WHAT TO DO
Write out, word for word, every line from the first one through the line that holds "Sans Narrow', 'DejaVu", and nothing else; skip the pictures.

# # # # #

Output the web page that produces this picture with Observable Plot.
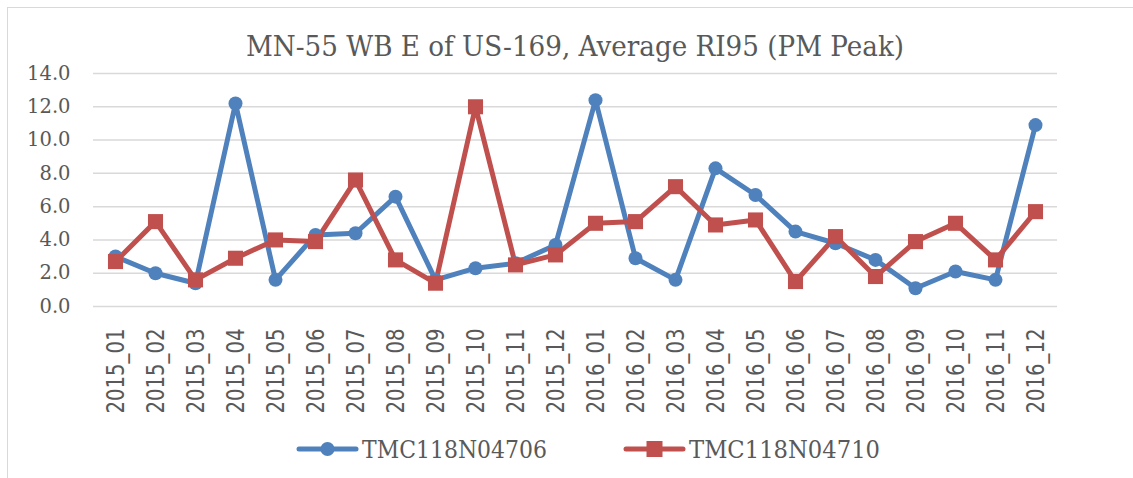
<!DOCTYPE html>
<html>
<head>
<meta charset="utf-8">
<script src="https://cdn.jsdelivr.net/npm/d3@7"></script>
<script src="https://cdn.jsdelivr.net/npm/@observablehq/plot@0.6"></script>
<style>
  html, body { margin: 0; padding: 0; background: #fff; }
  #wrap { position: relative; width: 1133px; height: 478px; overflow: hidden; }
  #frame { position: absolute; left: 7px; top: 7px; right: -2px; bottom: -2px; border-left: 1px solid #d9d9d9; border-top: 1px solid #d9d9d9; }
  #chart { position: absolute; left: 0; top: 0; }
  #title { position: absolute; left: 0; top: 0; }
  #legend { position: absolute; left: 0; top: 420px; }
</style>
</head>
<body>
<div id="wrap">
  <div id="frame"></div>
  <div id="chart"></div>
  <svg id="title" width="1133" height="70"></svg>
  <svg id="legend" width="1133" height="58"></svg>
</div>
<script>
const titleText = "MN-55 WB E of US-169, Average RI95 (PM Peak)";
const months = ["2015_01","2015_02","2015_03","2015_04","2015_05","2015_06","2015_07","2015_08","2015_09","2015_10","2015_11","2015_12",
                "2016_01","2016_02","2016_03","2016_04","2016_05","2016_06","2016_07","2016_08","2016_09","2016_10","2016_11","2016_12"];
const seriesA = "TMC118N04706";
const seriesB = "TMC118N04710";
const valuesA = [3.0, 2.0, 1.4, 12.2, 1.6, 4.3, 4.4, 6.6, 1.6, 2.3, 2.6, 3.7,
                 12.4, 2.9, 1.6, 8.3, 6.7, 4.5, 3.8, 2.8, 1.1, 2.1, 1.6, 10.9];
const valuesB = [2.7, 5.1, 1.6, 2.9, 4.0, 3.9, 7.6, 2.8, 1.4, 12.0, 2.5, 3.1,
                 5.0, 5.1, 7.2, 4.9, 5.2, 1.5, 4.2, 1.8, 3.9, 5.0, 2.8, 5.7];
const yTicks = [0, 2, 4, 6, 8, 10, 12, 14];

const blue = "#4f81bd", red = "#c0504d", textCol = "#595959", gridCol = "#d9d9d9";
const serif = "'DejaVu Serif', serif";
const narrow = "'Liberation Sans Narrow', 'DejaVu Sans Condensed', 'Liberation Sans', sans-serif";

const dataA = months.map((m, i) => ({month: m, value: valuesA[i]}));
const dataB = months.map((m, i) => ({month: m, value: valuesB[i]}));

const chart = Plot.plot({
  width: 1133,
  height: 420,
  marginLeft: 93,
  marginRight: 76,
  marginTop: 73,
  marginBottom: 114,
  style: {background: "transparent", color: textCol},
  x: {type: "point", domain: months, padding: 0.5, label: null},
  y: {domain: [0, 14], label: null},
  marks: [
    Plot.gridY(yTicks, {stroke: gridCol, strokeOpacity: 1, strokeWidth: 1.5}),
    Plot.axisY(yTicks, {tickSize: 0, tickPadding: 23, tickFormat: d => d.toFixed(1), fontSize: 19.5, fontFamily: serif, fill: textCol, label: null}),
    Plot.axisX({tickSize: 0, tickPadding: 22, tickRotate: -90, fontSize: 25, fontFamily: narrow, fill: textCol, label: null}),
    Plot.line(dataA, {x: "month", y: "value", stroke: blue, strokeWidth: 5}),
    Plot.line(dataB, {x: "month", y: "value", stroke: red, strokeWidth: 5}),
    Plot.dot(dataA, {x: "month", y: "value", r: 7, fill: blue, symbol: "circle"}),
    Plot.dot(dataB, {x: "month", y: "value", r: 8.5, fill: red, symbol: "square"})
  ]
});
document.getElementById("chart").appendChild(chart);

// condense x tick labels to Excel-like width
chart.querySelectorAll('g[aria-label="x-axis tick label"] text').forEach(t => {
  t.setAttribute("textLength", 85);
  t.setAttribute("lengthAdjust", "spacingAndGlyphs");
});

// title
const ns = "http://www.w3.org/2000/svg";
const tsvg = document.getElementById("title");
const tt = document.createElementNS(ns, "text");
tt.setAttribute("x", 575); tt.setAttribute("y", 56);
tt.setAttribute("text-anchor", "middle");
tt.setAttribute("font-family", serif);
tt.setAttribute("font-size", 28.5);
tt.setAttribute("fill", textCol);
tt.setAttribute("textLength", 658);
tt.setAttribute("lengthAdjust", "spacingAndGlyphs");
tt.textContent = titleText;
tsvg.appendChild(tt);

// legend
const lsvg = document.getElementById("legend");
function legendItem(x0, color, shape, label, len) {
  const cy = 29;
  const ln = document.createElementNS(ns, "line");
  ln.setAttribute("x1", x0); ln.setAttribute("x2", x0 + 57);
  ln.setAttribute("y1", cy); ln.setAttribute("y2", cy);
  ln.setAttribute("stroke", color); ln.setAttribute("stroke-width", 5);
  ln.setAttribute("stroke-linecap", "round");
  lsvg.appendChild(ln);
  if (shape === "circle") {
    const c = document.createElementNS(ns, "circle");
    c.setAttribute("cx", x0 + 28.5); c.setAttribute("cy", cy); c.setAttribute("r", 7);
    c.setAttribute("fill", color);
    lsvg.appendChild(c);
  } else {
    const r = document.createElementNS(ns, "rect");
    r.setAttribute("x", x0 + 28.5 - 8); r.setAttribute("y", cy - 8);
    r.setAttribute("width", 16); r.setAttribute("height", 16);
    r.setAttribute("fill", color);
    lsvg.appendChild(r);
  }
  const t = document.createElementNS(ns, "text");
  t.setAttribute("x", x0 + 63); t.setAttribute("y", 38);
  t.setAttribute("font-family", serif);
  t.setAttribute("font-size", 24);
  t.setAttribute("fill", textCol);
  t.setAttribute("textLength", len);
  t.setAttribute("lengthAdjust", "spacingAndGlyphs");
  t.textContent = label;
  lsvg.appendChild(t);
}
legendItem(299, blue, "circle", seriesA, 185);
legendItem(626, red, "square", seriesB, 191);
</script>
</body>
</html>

# # # # #

WRITTEN RESPONSE
Output the web page that produces this picture with Observable Plot.
<!DOCTYPE html>
<html>
<head>
<meta charset="utf-8">
<script src="https://cdn.jsdelivr.net/npm/d3@7"></script>
<script src="https://cdn.jsdelivr.net/npm/@observablehq/plot@0.6"></script>
<style>
  html, body { margin: 0; padding: 0; background: #fff; }
  #wrap { position: relative; width: 1133px; height: 478px; overflow: hidden; }
  #frame { position: absolute; left: 7px; top: 7px; right: -2px; bottom: -2px; border-left: 1px solid #d9d9d9; border-top: 1px solid #d9d9d9; }
  #chart { position: absolute; left: 0; top: 0; }
  #title { position: absolute; left: 0; top: 0; }
  #legend { position: absolute; left: 0; top: 420px; }
</style>
</head>
<body>
<div id="wrap">
  <div id="frame"></div>
  <div id="chart"></div>
  <svg id="title" width="1133" height="70"></svg>
  <svg id="legend" width="1133" height="58"></svg>
</div>
<script>
const titleText = "MN-55 WB E of US-169, Average RI95 (PM Peak)";
const months = ["2015_01","2015_02","2015_03","2015_04","2015_05","2015_06","2015_07","2015_08","2015_09","2015_10","2015_11","2015_12",
                "2016_01","2016_02","2016_03","2016_04","2016_05","2016_06","2016_07","2016_08","2016_09","2016_10","2016_11","2016_12"];
const seriesA = "TMC118N04706";
const seriesB = "TMC118N04710";
const valuesA = [3.0, 2.0, 1.4, 12.2, 1.6, 4.3, 4.4, 6.6, 1.6, 2.3, 2.6, 3.7,
                 12.4, 2.9, 1.6, 8.3, 6.7, 4.5, 3.8, 2.8, 1.1, 2.1, 1.6, 10.9];
const valuesB = [2.7, 5.1, 1.6, 2.9, 4.0, 3.9, 7.6, 2.8, 1.4, 12.0, 2.5, 3.1,
                 5.0, 5.1, 7.2, 4.9, 5.2, 1.5, 4.2, 1.8, 3.9, 5.0, 2.8, 5.7];
const yTicks = [0, 2, 4, 6, 8, 10, 12, 14];

const blue = "#4f81bd", red = "#c0504d", textCol = "#595959", gridCol = "#d9d9d9";
const serif = "'DejaVu Serif', serif";
const narrow = "'Liberation Sans Narrow', 'DejaVu Sans Condensed', 'Liberation Sans', sans-serif";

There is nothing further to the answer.